## Start

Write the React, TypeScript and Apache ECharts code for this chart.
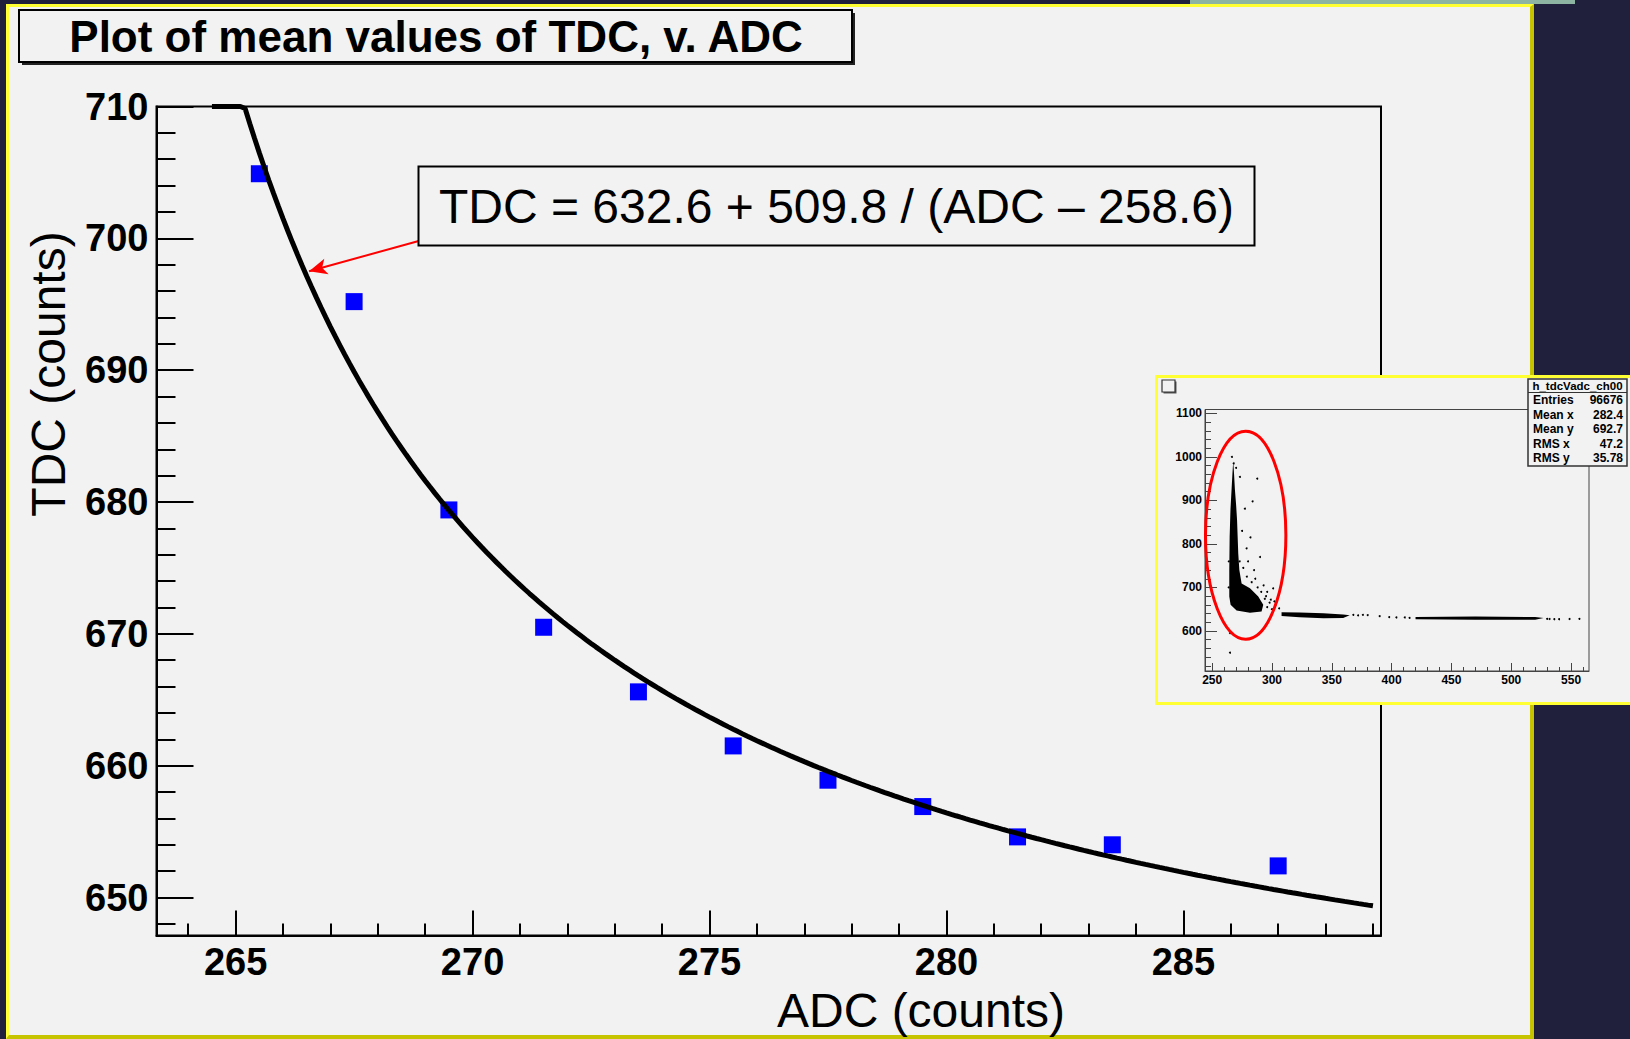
import React, { useEffect, useRef } from "react";
import * as echarts from "echarts";

const FONT = '"Liberation Sans", Arial, Helvetica, sans-serif';

// ---- Mean TDC per ADC bin ----
const adcBins = [265.5, 267.5, 269.5, 271.5, 273.5, 275.5, 277.5, 279.5, 281.5, 283.5, 287.0];
const tdcMeans = [704.9, 695.2, 679.4, 670.5, 665.6, 661.5, 658.9, 656.9, 654.6, 654.0, 652.4];

// ---- Fit: TDC = p0 + p1 / (ADC - p2) ----
const fitP0 = 632.6;
const fitP1 = 509.8;
const fitP2 = 258.6;
const fitRange = [264.5, 289.0];
const fitLabel = "TDC = 632.6 + 509.8 / (ADC \u2013 258.6)";

// ---- Main axes ----
const mainXRange = [263.33, 289.17];
const mainYRange = [647.12, 710];
const mainXMajor = [265, 270, 275, 280, 285];
const mainXMinor = [264, 266, 267, 268, 269, 271, 272, 273, 274, 276, 277, 278, 279, 281, 282, 283, 284, 286, 287, 288, 289];
const mainYMajor = [650, 660, 670, 680, 690, 700, 710];
const mainYMinor = [648, 652, 654, 656, 658, 662, 664, 666, 668, 672, 674, 676, 678, 682, 684, 686, 688, 692, 694, 696, 698, 702, 704, 706, 708];

// Arrow from the fit label to the curve (ADC, TDC)
const arrowFrom = [268.92, 699.86];
const arrowTo = [266.55, 697.5];

// ---- Inset: TDC v. ADC scatter (h_tdcVadc_ch00) ----
const insetXRange = [244, 565];
const insetYRange = [508, 1109];
const insetXMajor = [250, 300, 350, 400, 450, 500, 550];
const insetXMinor = [260, 270, 280, 290, 310, 320, 330, 340, 360, 370, 380, 390, 410, 420, 430, 440, 460, 470, 480, 490, 510, 520, 530, 540, 560];
const insetYMajor = [600, 700, 800, 900, 1000, 1100];
const insetYMinor = [520, 540, 560, 580, 620, 640, 660, 680, 720, 740, 760, 780, 820, 840, 860, 880, 920, 940, 960, 980, 1020, 1040, 1060, 1080];

// Dense regions of the scatter, as outlines in (ADC, TDC)
const insetSpike = [
  [267.6, 990], [268.3, 960], [269.0, 925], [270.0, 890], [270.8, 855], [271.3, 816], [271.8, 778],
  [272.7, 740], [274.6, 709], [281.6, 698], [288.5, 679], [292.7, 660], [291.3, 645], [281.6, 642],
  [270.4, 647], [265.4, 660], [264.3, 679], [264.3, 740], [264.6, 816], [265.3, 880], [266.3, 930], [267.0, 965],
];
const insetBand1 = [
  [308, 643], [323, 642.5], [343, 640.5], [359.5, 638], [365, 636], [359.5, 630], [343, 629], [323, 631.5], [308, 634.5],
];
const insetBand2 = [
  [420, 632], [470, 633], [520, 632], [527, 630], [520, 626], [470, 625.5], [420, 627],
];
const insetBlobs = [insetSpike, insetBand1, insetBand2];

// Isolated entries
const insetSparse = [
  [287.7, 950], [283.8, 898], [278.8, 790], [301, 698], [264.9, 595], [264.9, 550], [273.2, 954],
  [277.4, 881], [290, 770], [285, 740], [296, 690], [299, 672], [303, 660], [306, 652], [372, 636],
  [376, 637], [380, 636.5], [404, 631], [411, 631], [415, 630], [532, 627.5], [540, 627], [548.7, 627.5],
  [557, 628], [368, 637], [270, 975], [275, 830], [282, 815], [286, 720], [293, 705], [298, 665],
  [530, 628], [536, 627], [280, 760], [288, 700], [295, 680], [302, 668], [390, 634], [398, 632],
  [266.5, 1000], [268, 985], [273, 760], [276, 745], [279, 725], [283, 712], [291, 690], [294, 674],
  [296, 655], [263.8, 700], [263.9, 760], [300, 650],
];

// Selection ellipse (ADC, TDC centre and half-axes)
const ellipseCenter = [278, 820];
const ellipseRadii = [33.6, 239];

// Stats box
const statsTitle = "h_tdcVadc_ch00";
const statsLabels = ["Entries", "Mean x", "Mean y", "RMS x", "RMS y"];
const statsValues = ["96676", "282.4", "692.7", "47.2", "35.78"];

const chartTitle = "Plot of mean values of TDC, v. ADC";
const xTitle = "ADC (counts)";
const yTitle = "TDC (counts)";

const NAVY = "#20203c";
const PANEL = "#f2f2f2";
const YELLOW = "#ffff33";
const OLIVE = "#c6c300";

function fitCurve(): number[][] {
  const pts: number[][] = [];
  for (let x = fitRange[0]; x <= fitRange[1] + 1e-9; x += 0.1) {
    const y = fitP0 + fitP1 / (x - fitP2);
    pts.push([x, Math.min(y, mainYRange[1])]);
  }
  return pts;
}

function valueAxis(grid: number, range: number[], ticks: number[], tickLen: number, labels: boolean, line: boolean, color: string, width: number, fontSize: number, margin: number, position: string) {
  return {
    gridIndex: grid,
    type: "value",
    position,
    min: range[0],
    max: range[1],
    z: grid === 0 ? 0 : 11,
    axisLine: { show: line, onZero: false, lineStyle: { color, width } },
    axisTick: { show: true, inside: true, length: tickLen, customValues: ticks, lineStyle: { color, width } },
    axisLabel: labels
      ? { show: true, customValues: ticks, margin, fontSize, fontWeight: "bold", fontFamily: FONT, color: "#000", formatter: (v: number) => String(v) }
      : { show: false },
    splitLine: { show: false },
  };
}

export default function App() {
  const ref = useRef<HTMLDivElement>(null);

  useEffect(() => {
    document.body.style.margin = "0";
    const chart = echarts.init(ref.current!, null, { renderer: "svg", width: 1630, height: 1039 });

    const statsRows: any[] = [];
    statsLabels.forEach((lab, i) => {
      const y = 400 + i * 14.5;
      statsRows.push({ type: "text", z: 14, style: { text: lab, x: 1533, y, fill: "#000", fontSize: 12, fontWeight: "bold", fontFamily: FONT, align: "left", verticalAlign: "middle" } });
      statsRows.push({ type: "text", z: 14, style: { text: statsValues[i], x: 1623, y, fill: "#000", fontSize: 12, fontWeight: "bold", fontFamily: FONT, align: "right", verticalAlign: "middle" } });
    });

    chart.setOption({
      animation: false,
      backgroundColor: "transparent",
      grid: [
        { left: 156.5, top: 106.5, width: 1224.5, height: 829, show: true, borderColor: "#000", borderWidth: 2, backgroundColor: "transparent", z: 0 },
        { left: 1205, top: 409.5, width: 384, height: 261.5, show: true, borderColor: "#444", borderWidth: 1, backgroundColor: "transparent", z: 11 },
      ],
      xAxis: [
        valueAxis(0, mainXRange, mainXMajor, 25, true, true, "#000", 2, 38, 7, "bottom"),
        valueAxis(0, mainXRange, mainXMinor, 12, false, false, "#000", 2, 38, 7, "bottom"),
        valueAxis(1, insetXRange, insetXMajor, 8, true, true, "#444", 1, 12, 3, "bottom"),
        valueAxis(1, insetXRange, insetXMinor, 4, false, false, "#444", 1, 12, 3, "bottom"),
      ],
      yAxis: [
        valueAxis(0, mainYRange, mainYMajor, 37, true, true, "#000", 2, 38, 8, "left"),
        valueAxis(0, mainYRange, mainYMinor, 19, false, false, "#000", 2, 38, 8, "left"),
        valueAxis(1, insetYRange, insetYMajor, 12, true, true, "#444", 1, 12, 3, "left"),
        valueAxis(1, insetYRange, insetYMinor, 6, false, false, "#444", 1, 12, 3, "left"),
      ],
      series: [
        {
          type: "scatter",
          xAxisIndex: 0,
          yAxisIndex: 0,
          z: 2,
          symbol: "rect",
          symbolSize: 17,
          itemStyle: { color: "#0000ff", opacity: 1 },
          data: adcBins.map((x, i) => [x, tdcMeans[i]]),
        },
        {
          type: "line",
          xAxisIndex: 0,
          yAxisIndex: 0,
          z: 3,
          showSymbol: false,
          symbol: "none",
          lineStyle: { color: "#000", width: 5 },
          data: fitCurve(),
          markLine: {
            silent: true,
            symbol: ["none", "arrow"],
            symbolSize: [12, 18],
            lineStyle: { color: "#ff0000", width: 2, type: "solid" },
            label: { show: false },
            data: [[{ coord: arrowFrom }, { coord: arrowTo }]],
          },
        },
        {
          type: "custom",
          xAxisIndex: 2,
          yAxisIndex: 2,
          z: 12,
          data: insetBlobs.map((b) => b[0]),
          renderItem: (params: any, api: any) => {
            const poly = insetBlobs[params.dataIndex];
            return {
              type: "polygon",
              shape: { points: poly.map((p) => api.coord(p)) },
              style: { fill: "#000" },
            };
          },
        },
        {
          type: "scatter",
          xAxisIndex: 2,
          yAxisIndex: 2,
          z: 12,
          symbol: "circle",
          symbolSize: 2,
          itemStyle: { color: "#000", opacity: 1 },
          data: insetSparse,
        },
        {
          type: "custom",
          xAxisIndex: 2,
          yAxisIndex: 2,
          z: 13,
          clip: false,
          data: [ellipseCenter],
          renderItem: (_params: any, api: any) => {
            const c = api.coord(ellipseCenter);
            const s = api.size(ellipseRadii, ellipseCenter);
            return {
              type: "ellipse",
              shape: { cx: c[0], cy: c[1], rx: s[0], ry: s[1] },
              style: { fill: "none", stroke: "#ff0000", lineWidth: 3 },
            };
          },
        },
      ],
      graphic: [
        // Title box with shadow
        { type: "rect", z: 10, shape: { x: 22, y: 13, width: 833, height: 52 }, style: { fill: "#222" } },
        { type: "rect", z: 10, shape: { x: 19, y: 10, width: 833, height: 52 }, style: { fill: PANEL, stroke: "#000", lineWidth: 2 } },
        { type: "text", z: 10, style: { text: chartTitle, x: 436, y: 36, fill: "#000", fontSize: 44, fontWeight: "bold", fontFamily: FONT, align: "center", verticalAlign: "middle" } },
        // Fit label box
        { type: "rect", z: 10, shape: { x: 418.5, y: 166.5, width: 836, height: 79 }, style: { fill: PANEL, stroke: "#000", lineWidth: 2 } },
        { type: "text", z: 10, style: { text: fitLabel, x: 836.5, y: 206, fill: "#000", fontSize: 48, fontFamily: FONT, align: "center", verticalAlign: "middle" } },
        // Axis titles
        { type: "text", z: 10, x: 48, y: 374, rotation: Math.PI / 2, style: { text: yTitle, x: 0, y: 0, fill: "#000", fontSize: 48, fontFamily: FONT, align: "center", verticalAlign: "middle" } },
        { type: "text", z: 10, style: { text: xTitle, x: 921, y: 1010, fill: "#000", fontSize: 48, fontFamily: FONT, align: "center", verticalAlign: "middle" } },
        // Inset panel
        { type: "rect", z: 10, shape: { x: 1156.5, y: 376.5, width: 500, height: 327 }, style: { fill: PANEL, stroke: YELLOW, lineWidth: 3 } },
        // Inset checkbox
        { type: "rect", z: 14, shape: { x: 1163.5, y: 381.5, width: 13, height: 12 }, style: { fill: "#555" } },
        { type: "rect", z: 14, shape: { x: 1162, y: 380, width: 13, height: 12 }, style: { fill: PANEL, stroke: "#333", lineWidth: 1.2 } },
        // Stats box
        { type: "rect", z: 14, shape: { x: 1528, y: 379, width: 99, height: 87 }, style: { fill: PANEL, stroke: "#333", lineWidth: 1.5 } },
        { type: "line", z: 14, shape: { x1: 1528, y1: 392.5, x2: 1627, y2: 392.5 }, style: { stroke: "#333", lineWidth: 1.2 } },
        { type: "text", z: 14, style: { text: statsTitle, x: 1577.5, y: 386, fill: "#000", fontSize: 11.5, fontWeight: "bold", fontFamily: FONT, align: "center", verticalAlign: "middle" } },
        ...statsRows,
      ],
    });

    return () => chart.dispose();
  }, []);

  return (
    <div style={{ position: "fixed", left: 0, top: 0, width: 1630, height: 1039, background: NAVY, overflow: "hidden" }}>
      <div style={{ position: "absolute", left: 1190, top: 0, width: 385, height: 4, background: "#8db4a3" }} />
      <div
        style={{
          position: "absolute",
          left: 6,
          top: 4,
          width: 1528,
          height: 1035,
          boxSizing: "border-box",
          background: PANEL,
          borderTop: `3px solid ${YELLOW}`,
          borderLeft: `3px solid ${YELLOW}`,
          borderRight: `4px solid ${OLIVE}`,
          borderBottom: `4px solid ${OLIVE}`,
        }}
      />
      <div ref={ref} style={{ position: "absolute", left: 0, top: 0, width: 1630, height: 1039 }} />
    </div>
  );
}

## End

=== TASK PROMPT ===
Report how many lines of the listing hold the word "React", with nothing but the number.

=== THE ANSWER ===
2